When it comes to seats in drivers ed, teens find demand far outstrips supply

When it comes to seats in drivers ed, teens find demand far outstrips supply

HONOLULU (HawaiiNewsNow) - For his 16th birthday, Logan Duck wanted a seat in his high school's drivers education class.

But he didn't get in that year. Or the year after. Each time he tried, he was told there was no more space.

"We would go the first day and we were told that the class was already full," said Duck's mother, Jennifer Stike.

Many 16- and 17-year-olds statewide face the same problem. Drivers education courses in public high schools are booked to the point where some students never get in.

"We are back about two classes right now just trying to catch up from the summer," Radford High School principal James Sunday said.

Radford holds one class a semester that's capped at 30 students each. That's all the school's two instructors can handle when it comes to the behind-the-wheel instruction each student must have.
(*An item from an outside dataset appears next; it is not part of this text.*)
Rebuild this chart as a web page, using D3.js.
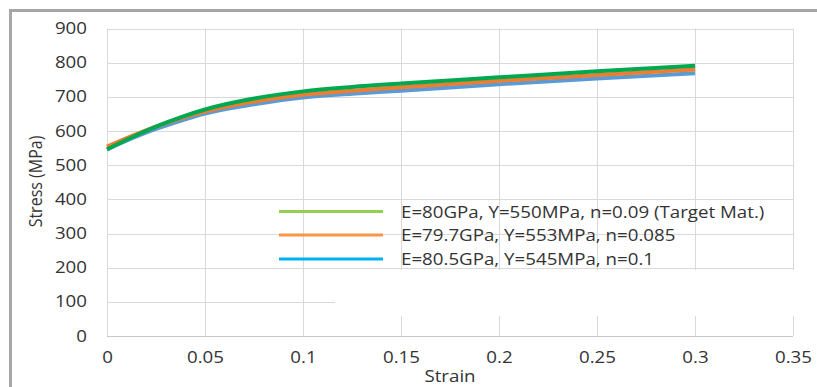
<!DOCTYPE html>
<html>
<head>
<meta charset="utf-8">
<script src="https://cdn.jsdelivr.net/npm/d3@7"></script>
<style>
  html, body { margin: 0; padding: 0; background: #fff; }
  svg { display: block; }
  text { font-family: "Open Sans", "Noto Sans", sans-serif; fill: #333; }
</style>
</head>
<body>
<svg id="chart" width="817" height="387"></svg>
<script>
// ---- data ----
const strain = [0, 0.0125, 0.025, 0.0375, 0.05, 0.075, 0.1, 0.125, 0.15, 0.2, 0.25, 0.3];
const stressTarget = [546, 581, 613, 640, 663, 695, 716, 729, 739, 757, 775, 791];
const stressA      = [554, 585, 613, 637, 657, 686, 706, 718, 728, 747, 764, 780];
const stressB      = [546, 578, 606, 630, 651, 678, 698, 709, 718, 737, 754, 769];
const seriesNames = [
  "E=80GPa, Y=550MPa, n=0.09 (Target Mat.)",
  "E=79.7GPa, Y=553MPa, n=0.085",
  "E=80.5GPa, Y=545MPa, n=0.1"
];
const xTicks = [0, 0.05, 0.1, 0.15, 0.2, 0.25, 0.3, 0.35];
const yTicks = [0, 100, 200, 300, 400, 500, 600, 700, 800, 900];
const xLabel = "Strain";
const yLabel = "Stress (MPa)";

const lineColors   = ["#00a850", "#ed7d31", "#5b9bd5"];
const legendColors = ["#92d050", "#f79646", "#00b0f0"];
const SX = 1.17; // horizontal stretch of the reference's text

const svg = d3.select("#chart");
const x = d3.scaleLinear().domain([0, 0.35]).range([107, 793]);
const y = d3.scaleLinear().domain([0, 900]).range([336, 28.5]);

// outer frame (top and left)
svg.append("line").attr("x1", 9).attr("x2", 817).attr("y1", 10.5).attr("y2", 10.5)
  .attr("stroke", "#a6a6a6").attr("stroke-width", 3);
svg.append("line").attr("x1", 10.5).attr("x2", 10.5).attr("y1", 9).attr("y2", 387)
  .attr("stroke", "#a6a6a6").attr("stroke-width", 3);

// gridlines
const grid = svg.append("g");
grid.selectAll("line.h").data(yTicks).join("line")
  .attr("x1", x(0)).attr("x2", x(0.35))
  .attr("y1", d => Math.round(y(d)) + 0.5).attr("y2", d => Math.round(y(d)) + 0.5)
  .attr("stroke", d => d === 0 ? "#c8c8c8" : "#d9d9d9").attr("stroke-width", 1);
grid.selectAll("line.v").data(xTicks).join("line")
  .attr("y1", y(0)).attr("y2", y(900))
  .attr("x1", d => Math.round(x(d)) + 0.5).attr("x2", d => Math.round(x(d)) + 0.5)
  .attr("stroke", "#d9d9d9").attr("stroke-width", 1);

// white patch of legend box that hides part of the grid
svg.append("rect").attr("x", 335).attr("y", 270).attr("width", 470).attr("height", 46)
  .attr("fill", "#fff");

// axes labels via d3 axes (no domain / tick lines)
const yAxis = svg.append("g").attr("transform", `translate(${x(0)},0)`)
  .call(d3.axisLeft(y).tickValues(yTicks).tickSize(0).tickPadding(20).tickFormat(d3.format("d")));
yAxis.select(".domain").remove();
yAxis.selectAll("text").attr("font-size", 16).attr("font-family", null).attr("fill", "#333")
  .attr("x", 0).attr("transform", `translate(-20,0) scale(${SX},1)`);

const xAxis = svg.append("g").attr("transform", `translate(0,${y(0)})`)
  .call(d3.axisBottom(x).tickValues(xTicks).tickSize(0).tickPadding(16).tickFormat(d => d === 0 ? "0" : String(d)));
xAxis.select(".domain").remove();
xAxis.selectAll("text").attr("font-size", 16).attr("font-family", null).attr("fill", "#333")
  .attr("transform", `scale(${SX},1)`);

svg.append("text").attr("transform", `translate(450,382) scale(${SX},1)`).attr("text-anchor", "middle")
  .attr("font-size", 16).text(xLabel);
svg.append("text").attr("transform", `translate(42,181.5) rotate(-90) scale(1,${SX})`).attr("text-anchor", "middle")
  .attr("font-size", 16).text(yLabel);

// curves
const series = [stressB, stressA, stressTarget];
const colorsDraw = [lineColors[2], lineColors[1], lineColors[0]];
const line = d3.line().x((d, i) => x(strain[i])).y(d => y(d)).curve(d3.curveMonotoneX);
svg.append("g").selectAll("path").data(series).join("path")
  .attr("d", d => line(d))
  .attr("fill", "none")
  .attr("stroke", (d, i) => colorsDraw[i])
  .attr("stroke-width", 4)
  .attr("stroke-linecap", "butt");

// legend
const legendY = [211.5, 235, 259];
const lg = svg.append("g");
seriesNames.forEach((name, i) => {
  lg.append("line").attr("x1", 279).attr("x2", 383).attr("y1", legendY[i]).attr("y2", legendY[i])
    .attr("stroke", legendColors[i]).attr("stroke-width", 3);
  lg.append("text").attr("transform", `translate(401,${legendY[i] + 6}) scale(${SX},1)`)
    .attr("font-size", 16).text(name);
});
</script>
</body>
</html>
"Just to divide the kids up you're looking at 60 kids to drive six hours a pop. That's about 360 hours they have to catch up on and they are limited to 17 hours a week after school to drive," Sunday said.

Drivers ed instructors are also teachers.

Kaiser High School's driving instructor Jamie Psak said it would help if the Department of Education had more instructors throughout the system, but it is a demanding job.

"It takes a lot of extra paperwork and hours away from our families and whatever other things that we do. It is a second job," she said.

Some schools put students on waiting lists. Some hold lotteries instead of registering students on a first-come, first-served basis.

The DOE said Roosevelt, Kaiser and Kealakehe high schools currently use a lottery system and others have used them in the past based on demand.

In high demand years, upwards of 70 students have applied for 35 available slots, and in low demand years, less than 15 have applied. Semester classes are consistently between 30 and 40 students per class.

Carol McNamee, of Mothers Against Drunk Driving, said drivers education courses are vital for young drivers. "I think it's important to have opportunities for those who want to take the course when they want to take it," she said.

State records show about 20,000 Hawaii teenagers had a drivers license. Sixteen years ago, it was about twice that number.

Sunday believes not being able to get into a drivers ed class contributes to the decline, though fewer teens are driving for a variety of other reasons, too.

As for Duck, who desperately wanted to get into that drivers ed class for his sweet 16, is now a senior at Konawaena High School. He's given up on getting into drivers ed. Instead, he plans to get his license when he turns 18 next month.